By: Alex Tilton
Back when I reviewed season 3 of ‘Shadows’ I said that while I didn’t know how many seasons of this masterpiece of dark comedy we would get, I hoped for six or seven. Midway through the current season (4) FX renewed it for both 5 and 6.
It was anything but guaranteed. Netflix has continued its grand tradition of TV infanticide and HBO’s new parent company is killing off properties left and right in a desperate bid to get out of debt. We no longer expect a show to get renewed just because it was good. We now expect them to get canceled for being anything less than a smash hit. If you’re not Squid Game, Stranger Things, House of the Dragon, or The Boys then your future is in considerable doubt.

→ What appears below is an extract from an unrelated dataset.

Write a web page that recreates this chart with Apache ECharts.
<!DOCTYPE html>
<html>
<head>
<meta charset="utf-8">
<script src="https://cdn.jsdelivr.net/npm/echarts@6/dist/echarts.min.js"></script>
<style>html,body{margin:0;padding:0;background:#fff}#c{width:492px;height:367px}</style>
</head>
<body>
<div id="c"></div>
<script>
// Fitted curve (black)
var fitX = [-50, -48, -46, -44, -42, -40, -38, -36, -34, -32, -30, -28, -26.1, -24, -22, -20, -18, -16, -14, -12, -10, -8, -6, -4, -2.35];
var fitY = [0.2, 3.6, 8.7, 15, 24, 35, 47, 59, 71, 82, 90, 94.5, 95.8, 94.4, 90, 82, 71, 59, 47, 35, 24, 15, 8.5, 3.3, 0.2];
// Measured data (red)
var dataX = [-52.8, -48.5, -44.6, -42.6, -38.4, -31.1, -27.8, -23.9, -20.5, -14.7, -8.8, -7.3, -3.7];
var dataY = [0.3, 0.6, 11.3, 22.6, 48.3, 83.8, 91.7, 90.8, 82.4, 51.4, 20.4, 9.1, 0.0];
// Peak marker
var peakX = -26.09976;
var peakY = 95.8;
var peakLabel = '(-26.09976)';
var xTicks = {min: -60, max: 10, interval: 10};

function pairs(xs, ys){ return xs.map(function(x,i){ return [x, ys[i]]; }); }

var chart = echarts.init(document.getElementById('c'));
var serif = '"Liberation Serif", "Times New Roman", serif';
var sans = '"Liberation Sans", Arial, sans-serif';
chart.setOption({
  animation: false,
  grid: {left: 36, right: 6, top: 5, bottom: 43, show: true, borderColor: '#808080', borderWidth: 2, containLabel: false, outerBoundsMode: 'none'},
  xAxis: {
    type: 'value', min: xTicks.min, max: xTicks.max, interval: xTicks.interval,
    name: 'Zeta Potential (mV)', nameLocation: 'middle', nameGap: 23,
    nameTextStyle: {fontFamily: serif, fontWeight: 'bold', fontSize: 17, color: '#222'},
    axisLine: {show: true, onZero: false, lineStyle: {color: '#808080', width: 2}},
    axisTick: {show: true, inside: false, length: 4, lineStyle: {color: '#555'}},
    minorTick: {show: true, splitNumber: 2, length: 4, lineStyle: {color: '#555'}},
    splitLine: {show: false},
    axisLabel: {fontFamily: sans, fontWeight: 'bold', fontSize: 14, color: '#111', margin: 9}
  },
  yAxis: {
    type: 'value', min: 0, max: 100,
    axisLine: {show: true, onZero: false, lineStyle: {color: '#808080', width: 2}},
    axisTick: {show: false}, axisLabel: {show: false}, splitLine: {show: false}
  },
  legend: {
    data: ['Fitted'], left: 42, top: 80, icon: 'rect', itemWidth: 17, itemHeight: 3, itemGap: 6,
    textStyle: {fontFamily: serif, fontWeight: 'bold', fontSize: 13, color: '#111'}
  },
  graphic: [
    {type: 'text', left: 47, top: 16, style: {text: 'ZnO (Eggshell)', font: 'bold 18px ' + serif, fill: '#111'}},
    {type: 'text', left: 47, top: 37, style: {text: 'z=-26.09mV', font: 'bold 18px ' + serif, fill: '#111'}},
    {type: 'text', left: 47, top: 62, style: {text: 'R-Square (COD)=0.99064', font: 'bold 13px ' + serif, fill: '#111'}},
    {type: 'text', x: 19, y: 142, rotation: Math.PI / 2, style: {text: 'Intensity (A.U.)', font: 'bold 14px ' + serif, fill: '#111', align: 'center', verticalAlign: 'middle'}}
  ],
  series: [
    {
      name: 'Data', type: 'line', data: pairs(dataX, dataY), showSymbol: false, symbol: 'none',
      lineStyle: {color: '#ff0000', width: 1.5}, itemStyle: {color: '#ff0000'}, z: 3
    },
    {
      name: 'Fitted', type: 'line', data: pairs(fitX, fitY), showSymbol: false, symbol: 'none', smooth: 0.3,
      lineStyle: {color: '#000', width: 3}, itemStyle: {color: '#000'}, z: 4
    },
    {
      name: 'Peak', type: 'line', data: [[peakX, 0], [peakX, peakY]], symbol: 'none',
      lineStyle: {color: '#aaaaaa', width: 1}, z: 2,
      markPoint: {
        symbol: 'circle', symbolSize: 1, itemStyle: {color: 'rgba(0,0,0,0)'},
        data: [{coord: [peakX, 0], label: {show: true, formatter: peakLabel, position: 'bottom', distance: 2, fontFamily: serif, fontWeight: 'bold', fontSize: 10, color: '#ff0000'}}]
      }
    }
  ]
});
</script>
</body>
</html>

But FX seems to know what it’s got on its hands with ‘Shadows’. The creators have retained their freedom to do unapologetically dark adult comedy, and they’ve given their writers and actors the freedom to deliver that comedy at its peak. Season 4 of ‘Shadows’ delivers much of the same as the past three seasons, essentially demolishing my fears that it would decline as so many other shows have done. This season did have one irritation though. Or at least it felt like it was going to.
Season 3 ended on a cliffhanger with the vampires going their separate ways to explore the world. So, I thought season 4 would be a radical departure with each of them doing their own thing. I was wrong.
The first episode of the new season hand waves the previous season’s ending but gets away with it without making me mad. They simply declare that the vampires' individual journeys didn’t work out so well and they all decided to say forget it and go back home. And if you know these characters then you know that this is exactly what they would do. Yes, it’s a cheap way of getting them all back together under more or less the same circumstances as before, but it works so well that I can’t hold it against them. Every episode is good, but my particular favorite is called ‘The Night Market’, because of how gleefully absurd and violent it is. I have no complaints; the show continues to be the standard to which other comedies aspire. Or should.
On the dramatic front, I watched season one of Sandman on Netflix. In spite of having a similarly devoted fanbase to Cowboy Bebop, Sandman avoided the fanboy wrath Cowboy Bebop suffered by (mostly) copying the graphic novel scene for scene.
I’m not complaining exactly, it’s just that there aren’t any surprises. If you’ve read the comics, then you know precisely what’ll happen and when. It was, of course, done with a reverence for the source material and with superb casting, but still…I’d hoped for an interpretation rather than a remake
.
But if this is what’ll get it renewed for season 2 then I’m down for it because season one was nearly flawless. The only real issue I had with it is that I happen to find Patton Oswalt annoying and choosing him to be Dream’s companion crow irritated me a lot. He also gets some hammy audience surrogate dialogue that took me out of the moment a few times. But it was necessary to keep newcomers to Sandman informed enough to follow the plot.
The sky-high production costs that put Sandman in jeopardy of not getting a season 2 paid off visually and aesthetically. The thing is as visually glorious as any show you’re going to watch except possibly The Expanse. Tom Sturridge was a superb choice to play Dream, The Corinthian was flawlessly played by Boyd Holbrook, Vivienne Acheampong nailed the part of Lucienne and even the minor part of Fiddlers Green was perfectly filled by Stephen Fry.
Nothing is certain given Netflix’s current financial problems but this show has as good a chance as any serious (and expensive) drama to continue and flourish. Maybe they can siphon off some Squid Game profits to keep it afloat. One can only hope.